Marilyn Wolf

Marilyn Claire Wolf is an American computer engineer who works as Elmer E. Koch Professor of Engineering and Chair of the Department of Computer Science and Engineering at the University of Nebraska–Lincoln.[1] She is an expert in embedded computing.[2]

Education and career

Wolf attended Stanford University, earning a bachelor's degree there in 1980, a master's degree in 1981, and a doctorate in 1984. After working at Bell Labs from 1984 to 1989, she joined the Princeton University faculty, and was on the Georgia Tech faculty from 2007 to 2019. At Georgia Tech, she was the Rhesa "Ray" S. Farmer, Jr., Distinguished Chair in Embedded Computing Systems and Georgia Research Alliance Eminent Scholar.[1]

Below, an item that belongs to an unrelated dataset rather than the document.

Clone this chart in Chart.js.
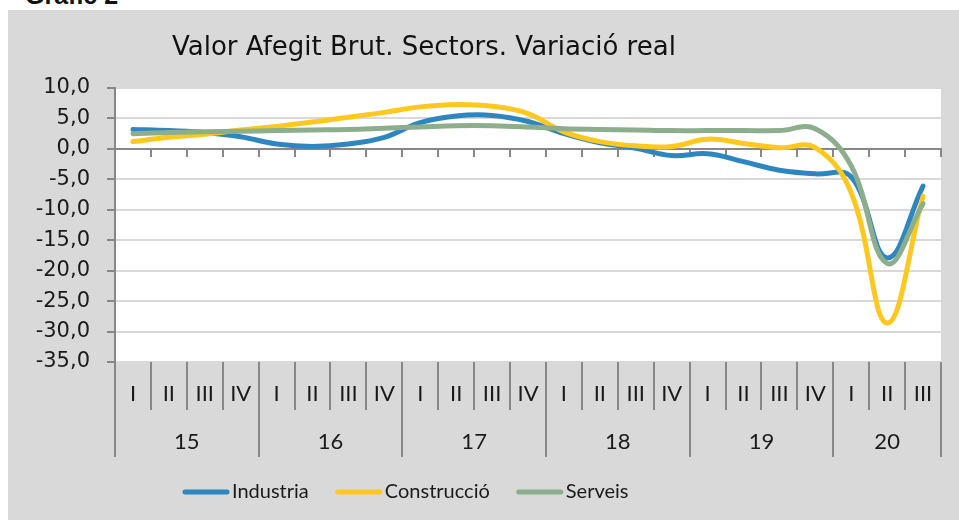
<!DOCTYPE html>
<html>
<head>
<meta charset="utf-8">
<script src="https://cdn.jsdelivr.net/npm/chart.js@4"></script>
<style>
  body { margin: 0; background: #fff; width: 959px; height: 520px; overflow: hidden; position: relative; }
  #head { position: absolute; left: 25px; top: -17px; font: bold 25px "Liberation Sans", Arial, sans-serif; color: #111; line-height: 1; }
  #panel { position: absolute; left: 8px; top: 10px; width: 951px; height: 510px; background: #d9d9d9; }
</style>
</head>
<body>
<div id="head">Gràfic 2</div>
<div id="panel"><canvas id="vabChart" width="951" height="510"></canvas></div>
<script>
const chartTitle = "Valor Afegit Brut. Sectors. Variació real";
const years = ["15", "16", "17", "18", "19", "20"];
const quartersPerYear = [4, 4, 4, 4, 4, 3];
const quarterNames = ["I", "II", "III", "IV"];

const industria = [3.2, 3.0, 2.7, 2.0, 0.8, 0.4, 0.8, 1.9, 4.3, 5.4, 5.5, 4.5, 2.5, 1.0, 0.1, -1.1, -0.8, -2.1, -3.5, -4.1, -4.6, -17.9, -6.1];
const construccio = [1.2, 1.9, 2.4, 3.1, 3.7, 4.4, 5.2, 6.0, 6.9, 7.3, 7.0, 5.8, 2.8, 1.2, 0.5, 0.4, 1.6, 0.9, 0.2, 0.2, -7.2, -28.6, -7.8];
const serveis = [2.5, 2.7, 2.8, 2.9, 3.0, 3.1, 3.2, 3.4, 3.6, 3.8, 3.8, 3.6, 3.3, 3.2, 3.1, 3.0, 3.0, 3.0, 3.0, 3.3, -2.8, -18.8, -9.0];

const axisGrey = "#878787";
const textColor = "#1a1a1a";

// quarter labels and year boundaries / centres (in quarter units)
const labels = [];
years.forEach((y, i) => {
    for (let q = 0; q < quartersPerYear[i]; q++) labels.push(quarterNames[q]);
});
const bounds = [0];
quartersPerYear.forEach(n => bounds.push(bounds[bounds.length - 1] + n));
const centers = years.map((y, i) => (bounds[i] + bounds[i + 1]) / 2);

const plotBackground = {
    id: "plotBackground",
    beforeDraw(chart) {
        const {ctx, chartArea} = chart;
        ctx.save();
        ctx.fillStyle = "#ffffff";
        ctx.fillRect(chartArea.left, chartArea.top, chartArea.right - chartArea.left, chartArea.bottom - chartArea.top);
        ctx.restore();
    },
};

const titleAndLegend = {
    id: "titleAndLegend",
    afterDraw(chart) {
        const ctx = chart.ctx;
        ctx.save();
        ctx.fillStyle = "#111";
        ctx.font = '26px "DejaVu Sans"';
        ctx.textBaseline = "alphabetic";
        ctx.fillText(chartTitle, 164, 45);

        // legend
        ctx.font = '20px "Lato"';
        ctx.textBaseline = "middle";
        let x = 175;
        const y = 482;
        chart.data.datasets.forEach(ds => {
            ctx.strokeStyle = ds.borderColor;
            ctx.lineWidth = 5;
            ctx.lineCap = "round";
            ctx.beginPath();
            ctx.moveTo(x + 2, y);
            ctx.lineTo(x + 44, y);
            ctx.stroke();
            ctx.fillStyle = textColor;
            ctx.fillText(ds.label, x + 49, y);
            x += 49 + ctx.measureText(ds.label).width + 27;
        });
        ctx.restore();
    },
};

const lineStyle = {
    borderWidth: 5,
    pointRadius: 0,
    tension: 0.4,
    fill: false,
    borderCapStyle: "round",
    borderJoinStyle: "round",
};

new Chart(document.getElementById("vabChart").getContext("2d"), {
    type: "line",
    data: {
        labels,
        datasets: [
            {label: "Industria", data: industria, borderColor: "#2e86c1", order: 3, ...lineStyle},
            {label: "Construcció", data: construccio, borderColor: "#ffc820", order: 2, ...lineStyle},
            {label: "Serveis", data: serveis, borderColor: "#8cae8c", order: 1, ...lineStyle},
        ],
    },
    options: {
        responsive: false,
        animation: false,
        layout: {padding: {top: 78, right: 18, bottom: 63, left: 0}},
        plugins: {
            legend: {display: false},
            title: {display: false},
            tooltip: {enabled: false},
        },
        scales: {
            y: {
                min: -35,
                max: 10,
                afterFit: s => { s.width = 107; },
                grid: {
                    color: c => (c.tick && c.tick.value === 0 ? "rgba(0,0,0,0)" : "#d9d9d9"),
                    lineWidth: 2,
                    tickLength: 8,
                    tickColor: axisGrey,
                    tickWidth: 2,
                },
                border: {color: axisGrey, width: 2},
                ticks: {
                    stepSize: 5,
                    padding: 17,
                    color: textColor,
                    font: {family: "DejaVu Sans", size: 21},
                    callback: v => v.toFixed(1).replace(".", ","),
                },
            },
            x: {
                type: "category",
                offset: true,
                weight: 0,
                afterFit: s => { s.height = 48; },
                grid: {drawOnChartArea: false, offset: true, tickLength: 48, color: axisGrey, lineWidth: 2},
                border: {display: false},
                ticks: {
                    autoSkip: false,
                    maxRotation: 0,
                    padding: -29,
                    color: textColor,
                    font: {family: "Lato", size: 22},
                },
            },
            x2: {
                type: "linear",
                position: "bottom",
                weight: 1,
                min: 0,
                max: bounds[bounds.length - 1],
                afterBuildTicks: s => {
                    s.ticks = bounds.concat(centers).sort((a, b) => a - b).map(v => ({value: v}));
                },
                afterFit: s => { s.height = 47; },
                grid: {
                    drawOnChartArea: false,
                    tickLength: 47,
                    lineWidth: 2,
                    color: c => (c.tick && bounds.includes(c.tick.value) ? axisGrey : "rgba(0,0,0,0)"),
                },
                border: {display: false},
                ticks: {
                    autoSkip: false,
                    maxRotation: 0,
                    padding: -28,
                    color: textColor,
                    font: {family: "Lato", size: 22},
                    callback: v => {
                        const i = centers.indexOf(v);
                        return i >= 0 ? years[i] : "";
                    },
                },
            },
            x0: {
                type: "category",
                position: {y: 0},
                offset: true,
                grid: {drawOnChartArea: false, offset: true, tickLength: 7, color: axisGrey, lineWidth: 2},
                border: {color: axisGrey, width: 2},
                ticks: {display: false},
            },
        },
    },
    plugins: [plotBackground, titleAndLegend],
});
</script>
</body>
</html>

From 1999 to 2000, Wolf was editor-in-chief of IEEE Transactions on Very Large Scale Integration Systems, and from 2001 to 2007, Wolf was editor-in-chief of ACM Transactions on Embedded Computing.[3] She is the author of the textbooks Computers as Components: Principles of Embedded Computing System Design (3rd ed., Elsevier, 2012) and High Performance Embedded Computing (2nd ed., Morgan Kaufmann, 2014).

Recognition

In 1998, she was elected as a Fellow of the Institute of Electrical and Electronics Engineers,[3] and in 2001 she was elected as a Fellow of the Association for Computing Machinery "for contributions to embedded computing."[4] She received the IEEE Computer Society Harry H. Goode Memorial Award in 2019 for contributions to embedded, hardware-software co-design, and real-time computer vision systems.[5]